Setelah berkarya di UP Liwa, Paroki Sidomulyo dan di UP Bakauheni, almarhum Romo Baron dibebastugaskan dari karya pelayanan parokial dan kemudian tinggal di Paroki Teluk Betung sambil berkarya pastoral kategorial (pelayanan para tahanan di penjara). Kira-kira tiga bulan yang lalu karena kondisi fisiknya menurun dan supaya hidupnya menjadi lebih tenang, beliau dipindahkan dari Telukbetung ke Rumah Unio Padangbulan hingga sampai ujung akhir hidupnya, Senin 13 Maret 2017 (70 tahun), pkl 09.17 WIB.
Misa requiem untuk almarhum Pastor Vincent le Baron MEP telah berlangsung pada hari Kamis pagi tanggal 16 Maret 2017 tadi di Gereja Katedral Tanjungkarang bersama Bapak Uskup Keuskupan Tanjungkarang Mgr.

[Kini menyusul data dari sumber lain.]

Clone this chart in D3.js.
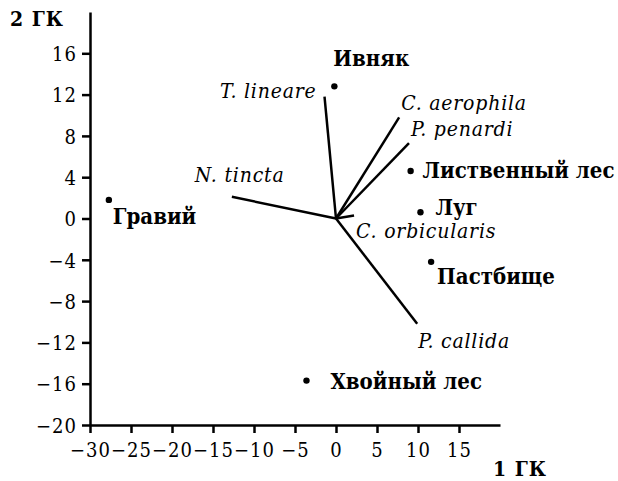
<!DOCTYPE html>
<html>
  <head>
    <meta charset="utf-8">
    <script src="https://d3js.org/d3.v7.min.js"></script>
    <style>
      body { margin: 0px; background: #fff; }
      svg text { fill: #000; font-family: 'DejaVu Serif Condensed', 'DejaVu Serif'; font-stretch: condensed; }
      .site-label { font-size: 22px; font-weight: bold; }
      .axis-label { font-size: 21px; font-weight: bold; letter-spacing: 1px; }
      .species-label { font-size: 21px; font-style: italic; letter-spacing: 0.8px; }
      .tick text { letter-spacing: 1px; }
    </style>
  </head>
  <body>
    <svg width="618" height="481"></svg>
    <script>
      // site scores (1 ГК, 2 ГК)
      const siteNames = ['Ивняк', 'Лиственный лес', 'Луг', 'Пастбище', 'Гравий', 'Хвойный лес'];
      const siteX = [-0.2, 9.1, 10.3, 11.6, -27.7, -3.6];
      const siteY = [12.8, 4.6, 0.6, -4.2, 1.8, -15.7];

      // species vectors
      const speciesNames = ['T. lineare', 'C. aerophila', 'P. penardi', 'N. tincta', 'C. orbicularis', 'P. callida'];
      const speciesX = [-1.4, 7.7, 8.9, -12.7, 2.2, 9.9];
      const speciesY = [11.8, 9.8, 7.3, 2.1, 0.3, -10.2];

      const xTicks = [-30, -25, -20, -15, -10, -5, 0, 5, 10, 15];
      const yTicks = [-20, -16, -12, -8, -4, 0, 4, 8, 12, 16];

      // label placement (px offsets from the point / vector tip)
      const siteOffsets = [[-1, -20], [12, 7], [15, 3], [6, 22], [4, 24], [24, 8]];
      const speciesOffsets = [[-8, 1, 'end'], [2, -7, 'start'], [2, -7, 'start'], [-37, -15, 'start'], [2, 23, 'start'], [1, 24, 'start']];

      const svg = d3.select('svg');

      const xScale = d3.scaleLinear().domain([-30, 20]).range([90, 500]);
      const yScale = d3.scaleLinear().domain([-20, 20]).range([425, 12]);
      const fmt = d => d < 0 ? '\u2212' + Math.abs(d) : String(d);

      const xAxis = d3.axisBottom(xScale)
        .tickValues(xTicks)
        .tickSizeInner(8)
        .tickSizeOuter(0)
        .tickPadding(4)
        .tickFormat(fmt);

      const yAxis = d3.axisLeft(yScale)
        .tickValues(yTicks)
        .tickSizeInner(8)
        .tickSizeOuter(0)
        .tickPadding(5)
        .tickFormat(fmt);

      const xAxisG = svg.append('g')
        .attr('transform', `translate(0,${yScale(-20)})`)
        .call(xAxis);
      const yAxisG = svg.append('g')
        .attr('transform', `translate(${xScale(-30)},0)`)
        .call(yAxis);

      [xAxisG, yAxisG].forEach(a => {
        a.attr('font-size', 20);
        a.select('.domain').attr('stroke', '#000').attr('stroke-width', 2.5);
        a.selectAll('.tick line').attr('stroke', '#000').attr('stroke-width', 2.5);
        a.selectAll('.tick text').attr('fill', '#000');
      });
      xAxisG.selectAll('.tick text').attr('dy', '1em');
      yAxisG.selectAll('.tick text').attr('dy', '0.36em');

      svg.append('text')
        .attr('class', 'axis-label')
        .attr('x', 10)
        .attr('y', 26)
        .text('2 ГК');

      svg.append('text')
        .attr('class', 'axis-label')
        .attr('x', 493)
        .attr('y', 476)
        .text('1 ГК');

      // species vectors
      const species = speciesNames.map((n, i) => ({ name: n, x: speciesX[i], y: speciesY[i], off: speciesOffsets[i] }));
      svg.selectAll('.vector').data(species)
        .enter().append('line')
          .attr('class', 'vector')
          .attr('x1', xScale(0))
          .attr('y1', yScale(0))
          .attr('x2', d => xScale(d.x))
          .attr('y2', d => yScale(d.y))
          .attr('stroke', '#000')
          .attr('stroke-width', 2.5);

      svg.selectAll('.species-label').data(species)
        .enter().append('text')
          .attr('class', 'species-label')
          .attr('x', d => xScale(d.x) + d.off[0])
          .attr('y', d => yScale(d.y) + d.off[1])
          .attr('text-anchor', d => d.off[2])
          .text(d => d.name);

      // sites
      const sites = siteNames.map((n, i) => ({ name: n, x: siteX[i], y: siteY[i], off: siteOffsets[i] }));
      svg.selectAll('.site').data(sites)
        .enter().append('circle')
          .attr('class', 'site')
          .attr('cx', d => xScale(d.x))
          .attr('cy', d => yScale(d.y))
          .attr('r', 3.2)
          .attr('fill', '#000');

      svg.selectAll('.site-label').data(sites)
        .enter().append('text')
          .attr('class', 'site-label')
          .attr('x', d => xScale(d.x) + d.off[0])
          .attr('y', d => yScale(d.y) + d.off[1])
          .text(d => d.name);
    </script>
  </body>
</html>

Yohanes Harun Yuwono sebagai selebran utama. Prosesi pemakaman berlangsung di DSM Negeri Sakti, Pesawaran, Lampung dimana jenazahnya juga dimakamkan di sana.
Selamat jalan Romo Baron. Semoga Bapa di surga sudah menyiapkan tempat yang damai bagimu.
Doakan kami yang masih berziarah di dunia ini.